Given request:
Print verbatim the opening line of the material and every subsequent line through the one containing "fig.savefig('out.png', dpi=100)".

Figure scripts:
....

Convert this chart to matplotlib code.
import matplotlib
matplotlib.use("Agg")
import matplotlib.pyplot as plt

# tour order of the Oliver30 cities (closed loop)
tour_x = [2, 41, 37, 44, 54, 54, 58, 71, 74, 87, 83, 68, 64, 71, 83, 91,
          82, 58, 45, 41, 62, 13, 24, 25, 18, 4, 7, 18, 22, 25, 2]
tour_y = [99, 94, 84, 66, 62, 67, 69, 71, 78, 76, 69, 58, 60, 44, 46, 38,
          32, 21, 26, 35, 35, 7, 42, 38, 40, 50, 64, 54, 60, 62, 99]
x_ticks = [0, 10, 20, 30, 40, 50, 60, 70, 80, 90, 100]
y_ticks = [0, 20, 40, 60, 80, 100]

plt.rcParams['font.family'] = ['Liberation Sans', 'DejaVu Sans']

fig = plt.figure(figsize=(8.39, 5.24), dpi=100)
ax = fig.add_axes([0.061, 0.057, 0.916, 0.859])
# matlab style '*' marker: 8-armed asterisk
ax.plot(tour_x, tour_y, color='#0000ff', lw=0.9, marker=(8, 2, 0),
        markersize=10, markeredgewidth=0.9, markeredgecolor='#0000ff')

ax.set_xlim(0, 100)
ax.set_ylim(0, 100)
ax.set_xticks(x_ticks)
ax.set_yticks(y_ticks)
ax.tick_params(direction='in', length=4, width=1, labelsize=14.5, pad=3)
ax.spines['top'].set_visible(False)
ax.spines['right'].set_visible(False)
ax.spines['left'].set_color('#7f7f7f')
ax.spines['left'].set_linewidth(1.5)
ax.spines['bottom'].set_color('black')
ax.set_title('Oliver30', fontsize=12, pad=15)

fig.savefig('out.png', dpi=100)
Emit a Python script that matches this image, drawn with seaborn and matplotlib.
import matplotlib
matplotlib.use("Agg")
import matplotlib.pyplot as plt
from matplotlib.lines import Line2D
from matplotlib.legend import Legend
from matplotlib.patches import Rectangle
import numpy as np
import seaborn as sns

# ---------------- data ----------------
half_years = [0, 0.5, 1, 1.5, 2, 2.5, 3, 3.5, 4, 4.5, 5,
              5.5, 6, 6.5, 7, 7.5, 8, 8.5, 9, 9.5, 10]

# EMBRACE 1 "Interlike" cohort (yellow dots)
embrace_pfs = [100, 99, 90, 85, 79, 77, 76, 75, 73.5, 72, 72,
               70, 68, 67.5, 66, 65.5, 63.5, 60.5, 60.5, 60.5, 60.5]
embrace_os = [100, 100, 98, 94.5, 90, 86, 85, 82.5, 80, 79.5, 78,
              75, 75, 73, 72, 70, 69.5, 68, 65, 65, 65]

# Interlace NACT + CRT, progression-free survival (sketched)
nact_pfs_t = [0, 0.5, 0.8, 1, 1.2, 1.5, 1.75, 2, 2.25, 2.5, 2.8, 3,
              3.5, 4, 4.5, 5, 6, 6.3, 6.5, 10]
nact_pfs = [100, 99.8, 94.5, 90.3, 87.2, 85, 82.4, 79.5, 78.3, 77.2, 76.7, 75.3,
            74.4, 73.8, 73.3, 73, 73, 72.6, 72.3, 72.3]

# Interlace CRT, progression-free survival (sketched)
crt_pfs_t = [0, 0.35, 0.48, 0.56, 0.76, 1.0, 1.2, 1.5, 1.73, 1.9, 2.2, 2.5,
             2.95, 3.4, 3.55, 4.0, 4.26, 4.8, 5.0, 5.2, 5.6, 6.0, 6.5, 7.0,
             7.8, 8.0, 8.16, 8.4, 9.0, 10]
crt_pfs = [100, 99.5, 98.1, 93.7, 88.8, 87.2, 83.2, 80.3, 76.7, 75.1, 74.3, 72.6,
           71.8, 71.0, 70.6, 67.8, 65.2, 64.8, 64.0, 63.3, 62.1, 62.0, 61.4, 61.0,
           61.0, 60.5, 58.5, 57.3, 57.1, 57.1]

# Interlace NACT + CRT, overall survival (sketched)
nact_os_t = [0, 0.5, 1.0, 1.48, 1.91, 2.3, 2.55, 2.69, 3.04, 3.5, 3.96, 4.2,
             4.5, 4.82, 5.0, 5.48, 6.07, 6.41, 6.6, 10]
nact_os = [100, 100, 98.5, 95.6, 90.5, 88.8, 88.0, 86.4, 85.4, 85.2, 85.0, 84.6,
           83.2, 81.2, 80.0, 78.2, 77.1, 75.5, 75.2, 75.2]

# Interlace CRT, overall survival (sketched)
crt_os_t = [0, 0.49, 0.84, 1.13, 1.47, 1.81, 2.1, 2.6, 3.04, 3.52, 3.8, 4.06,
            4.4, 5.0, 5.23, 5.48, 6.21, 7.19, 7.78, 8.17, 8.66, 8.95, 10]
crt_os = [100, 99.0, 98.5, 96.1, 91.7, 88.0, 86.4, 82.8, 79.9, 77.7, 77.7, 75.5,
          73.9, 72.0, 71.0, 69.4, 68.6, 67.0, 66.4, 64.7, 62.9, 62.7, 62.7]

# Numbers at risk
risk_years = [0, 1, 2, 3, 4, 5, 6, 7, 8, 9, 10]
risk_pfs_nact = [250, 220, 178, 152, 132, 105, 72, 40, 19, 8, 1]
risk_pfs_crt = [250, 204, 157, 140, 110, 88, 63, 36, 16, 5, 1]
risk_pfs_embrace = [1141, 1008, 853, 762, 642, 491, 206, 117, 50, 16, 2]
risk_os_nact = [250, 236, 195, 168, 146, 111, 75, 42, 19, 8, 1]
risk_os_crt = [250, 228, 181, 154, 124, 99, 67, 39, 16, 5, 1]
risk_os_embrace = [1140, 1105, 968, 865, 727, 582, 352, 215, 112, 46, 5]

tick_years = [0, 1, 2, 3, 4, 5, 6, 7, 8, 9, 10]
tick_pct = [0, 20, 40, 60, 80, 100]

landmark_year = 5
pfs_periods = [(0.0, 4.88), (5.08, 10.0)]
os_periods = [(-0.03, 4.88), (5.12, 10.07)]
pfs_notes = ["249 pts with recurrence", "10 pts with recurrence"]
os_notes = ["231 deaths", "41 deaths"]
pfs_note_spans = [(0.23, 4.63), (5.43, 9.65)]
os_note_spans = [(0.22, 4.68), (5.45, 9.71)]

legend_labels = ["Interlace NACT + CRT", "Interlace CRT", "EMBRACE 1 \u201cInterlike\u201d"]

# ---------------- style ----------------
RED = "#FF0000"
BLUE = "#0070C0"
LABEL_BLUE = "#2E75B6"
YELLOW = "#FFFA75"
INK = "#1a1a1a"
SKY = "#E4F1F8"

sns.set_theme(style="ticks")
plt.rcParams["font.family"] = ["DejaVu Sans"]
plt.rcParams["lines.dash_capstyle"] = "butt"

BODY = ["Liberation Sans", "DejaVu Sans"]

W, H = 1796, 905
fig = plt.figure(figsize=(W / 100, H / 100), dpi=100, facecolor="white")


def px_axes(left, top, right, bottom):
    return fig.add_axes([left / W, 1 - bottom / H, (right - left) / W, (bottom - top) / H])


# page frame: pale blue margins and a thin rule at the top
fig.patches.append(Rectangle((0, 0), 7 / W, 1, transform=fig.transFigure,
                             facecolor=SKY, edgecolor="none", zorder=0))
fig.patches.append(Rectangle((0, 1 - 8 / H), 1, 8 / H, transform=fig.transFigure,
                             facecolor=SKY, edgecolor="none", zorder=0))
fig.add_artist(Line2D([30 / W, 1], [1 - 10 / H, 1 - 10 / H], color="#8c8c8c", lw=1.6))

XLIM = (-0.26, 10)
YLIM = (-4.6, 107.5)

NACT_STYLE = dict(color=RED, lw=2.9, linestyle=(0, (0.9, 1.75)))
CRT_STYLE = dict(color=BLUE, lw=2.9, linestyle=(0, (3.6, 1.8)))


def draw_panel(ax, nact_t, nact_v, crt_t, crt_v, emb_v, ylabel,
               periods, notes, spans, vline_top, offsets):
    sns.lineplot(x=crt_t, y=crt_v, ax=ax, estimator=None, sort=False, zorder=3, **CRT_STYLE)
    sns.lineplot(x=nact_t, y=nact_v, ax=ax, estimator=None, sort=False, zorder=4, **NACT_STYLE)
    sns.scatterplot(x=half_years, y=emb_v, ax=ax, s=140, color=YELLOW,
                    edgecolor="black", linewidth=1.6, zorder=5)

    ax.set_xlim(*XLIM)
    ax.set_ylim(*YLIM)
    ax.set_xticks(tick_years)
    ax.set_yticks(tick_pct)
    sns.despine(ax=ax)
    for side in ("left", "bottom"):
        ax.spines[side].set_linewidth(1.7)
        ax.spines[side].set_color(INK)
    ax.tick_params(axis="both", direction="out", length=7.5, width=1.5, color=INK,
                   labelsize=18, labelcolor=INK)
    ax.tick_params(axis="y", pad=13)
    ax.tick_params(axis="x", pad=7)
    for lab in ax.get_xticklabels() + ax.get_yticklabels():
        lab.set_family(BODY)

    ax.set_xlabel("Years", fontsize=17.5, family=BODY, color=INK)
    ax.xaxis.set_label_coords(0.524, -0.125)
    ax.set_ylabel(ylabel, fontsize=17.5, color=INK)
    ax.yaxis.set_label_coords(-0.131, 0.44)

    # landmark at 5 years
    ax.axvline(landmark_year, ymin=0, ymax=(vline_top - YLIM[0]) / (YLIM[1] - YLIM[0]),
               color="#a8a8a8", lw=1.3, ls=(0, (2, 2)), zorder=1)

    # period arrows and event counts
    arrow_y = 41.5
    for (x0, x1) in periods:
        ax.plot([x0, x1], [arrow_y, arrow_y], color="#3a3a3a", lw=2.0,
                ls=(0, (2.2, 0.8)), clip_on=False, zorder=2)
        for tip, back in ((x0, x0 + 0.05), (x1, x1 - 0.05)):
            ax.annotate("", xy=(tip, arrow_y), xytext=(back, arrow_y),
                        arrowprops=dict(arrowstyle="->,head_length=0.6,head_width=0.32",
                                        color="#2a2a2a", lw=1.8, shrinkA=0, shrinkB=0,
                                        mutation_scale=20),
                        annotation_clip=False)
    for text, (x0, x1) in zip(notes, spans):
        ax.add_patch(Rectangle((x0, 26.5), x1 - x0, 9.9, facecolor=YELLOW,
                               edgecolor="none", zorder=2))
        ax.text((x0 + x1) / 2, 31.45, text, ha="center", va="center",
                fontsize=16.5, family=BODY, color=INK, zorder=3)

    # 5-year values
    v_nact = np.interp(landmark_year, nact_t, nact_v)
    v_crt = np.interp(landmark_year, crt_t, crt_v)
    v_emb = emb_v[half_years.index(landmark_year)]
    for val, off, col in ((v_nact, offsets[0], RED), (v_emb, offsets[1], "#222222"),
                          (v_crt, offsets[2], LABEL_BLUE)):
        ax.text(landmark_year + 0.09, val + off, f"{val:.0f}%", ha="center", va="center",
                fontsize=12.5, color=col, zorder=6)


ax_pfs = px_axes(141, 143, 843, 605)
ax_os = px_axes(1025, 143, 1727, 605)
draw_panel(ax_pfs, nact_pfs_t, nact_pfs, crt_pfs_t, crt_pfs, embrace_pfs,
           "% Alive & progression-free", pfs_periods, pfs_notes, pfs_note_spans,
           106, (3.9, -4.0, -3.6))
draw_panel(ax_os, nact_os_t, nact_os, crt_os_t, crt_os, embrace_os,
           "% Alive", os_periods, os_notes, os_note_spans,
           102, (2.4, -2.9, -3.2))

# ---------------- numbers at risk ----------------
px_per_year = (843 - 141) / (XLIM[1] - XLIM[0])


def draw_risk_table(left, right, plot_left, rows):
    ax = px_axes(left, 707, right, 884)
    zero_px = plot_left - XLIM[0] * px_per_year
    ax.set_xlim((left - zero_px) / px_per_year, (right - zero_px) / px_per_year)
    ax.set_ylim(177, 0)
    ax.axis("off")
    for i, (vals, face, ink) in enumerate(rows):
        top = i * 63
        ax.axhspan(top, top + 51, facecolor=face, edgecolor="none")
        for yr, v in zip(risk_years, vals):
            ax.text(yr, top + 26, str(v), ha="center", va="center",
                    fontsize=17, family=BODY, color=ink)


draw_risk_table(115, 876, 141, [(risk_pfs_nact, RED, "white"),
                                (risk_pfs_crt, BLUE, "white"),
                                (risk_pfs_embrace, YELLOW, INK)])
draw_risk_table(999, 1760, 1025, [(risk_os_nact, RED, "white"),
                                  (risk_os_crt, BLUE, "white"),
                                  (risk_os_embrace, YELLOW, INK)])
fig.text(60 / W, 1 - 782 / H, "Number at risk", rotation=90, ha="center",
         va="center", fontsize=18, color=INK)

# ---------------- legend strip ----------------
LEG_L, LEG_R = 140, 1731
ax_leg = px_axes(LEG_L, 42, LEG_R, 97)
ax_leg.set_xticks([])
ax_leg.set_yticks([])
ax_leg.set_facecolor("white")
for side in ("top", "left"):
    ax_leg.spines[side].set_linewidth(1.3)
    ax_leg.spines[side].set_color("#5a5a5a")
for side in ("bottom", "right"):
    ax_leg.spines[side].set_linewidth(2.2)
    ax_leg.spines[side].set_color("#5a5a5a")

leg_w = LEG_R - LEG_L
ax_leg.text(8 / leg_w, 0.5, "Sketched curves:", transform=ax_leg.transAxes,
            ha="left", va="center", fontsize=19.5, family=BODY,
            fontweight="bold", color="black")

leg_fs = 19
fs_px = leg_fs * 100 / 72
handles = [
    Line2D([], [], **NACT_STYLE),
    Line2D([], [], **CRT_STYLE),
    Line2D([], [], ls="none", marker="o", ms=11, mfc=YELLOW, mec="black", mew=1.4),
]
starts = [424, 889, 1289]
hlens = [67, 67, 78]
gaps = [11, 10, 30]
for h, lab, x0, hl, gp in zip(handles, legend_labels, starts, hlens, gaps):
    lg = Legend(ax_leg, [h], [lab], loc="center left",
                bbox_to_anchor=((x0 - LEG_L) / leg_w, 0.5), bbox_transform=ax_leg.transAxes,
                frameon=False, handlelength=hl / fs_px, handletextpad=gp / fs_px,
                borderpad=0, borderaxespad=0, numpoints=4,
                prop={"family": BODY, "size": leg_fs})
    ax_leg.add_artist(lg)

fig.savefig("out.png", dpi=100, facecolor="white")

....

Solution for this task:
Convert this chart to matplotlib code.
import matplotlib
matplotlib.use("Agg")
import matplotlib.pyplot as plt

# tour order of the Oliver30 cities (closed loop)
tour_x = [2, 41, 37, 44, 54, 54, 58, 71, 74, 87, 83, 68, 64, 71, 83, 91,
          82, 58, 45, 41, 62, 13, 24, 25, 18, 4, 7, 18, 22, 25, 2]
tour_y = [99, 94, 84, 66, 62, 67, 69, 71, 78, 76, 69, 58, 60, 44, 46, 38,
          32, 21, 26, 35, 35, 7, 42, 38, 40, 50, 64, 54, 60, 62, 99]
x_ticks = [0, 10, 20, 30, 40, 50, 60, 70, 80, 90, 100]
y_ticks = [0, 20, 40, 60, 80, 100]

plt.rcParams['font.family'] = ['Liberation Sans', 'DejaVu Sans']

fig = plt.figure(figsize=(8.39, 5.24), dpi=100)
ax = fig.add_axes([0.061, 0.057, 0.916, 0.859])
# matlab style '*' marker: 8-armed asterisk
ax.plot(tour_x, tour_y, color='#0000ff', lw=0.9, marker=(8, 2, 0),
        markersize=10, markeredgewidth=0.9, markeredgecolor='#0000ff')

ax.set_xlim(0, 100)
ax.set_ylim(0, 100)
ax.set_xticks(x_ticks)
ax.set_yticks(y_ticks)
ax.tick_params(direction='in', length=4, width=1, labelsize=14.5, pad=3)
ax.spines['top'].set_visible(False)
ax.spines['right'].set_visible(False)
ax.spines['left'].set_color('#7f7f7f')
ax.spines['left'].set_linewidth(1.5)
ax.spines['bottom'].set_color('black')
ax.set_title('Oliver30', fontsize=12, pad=15)

fig.savefig('out.png', dpi=100)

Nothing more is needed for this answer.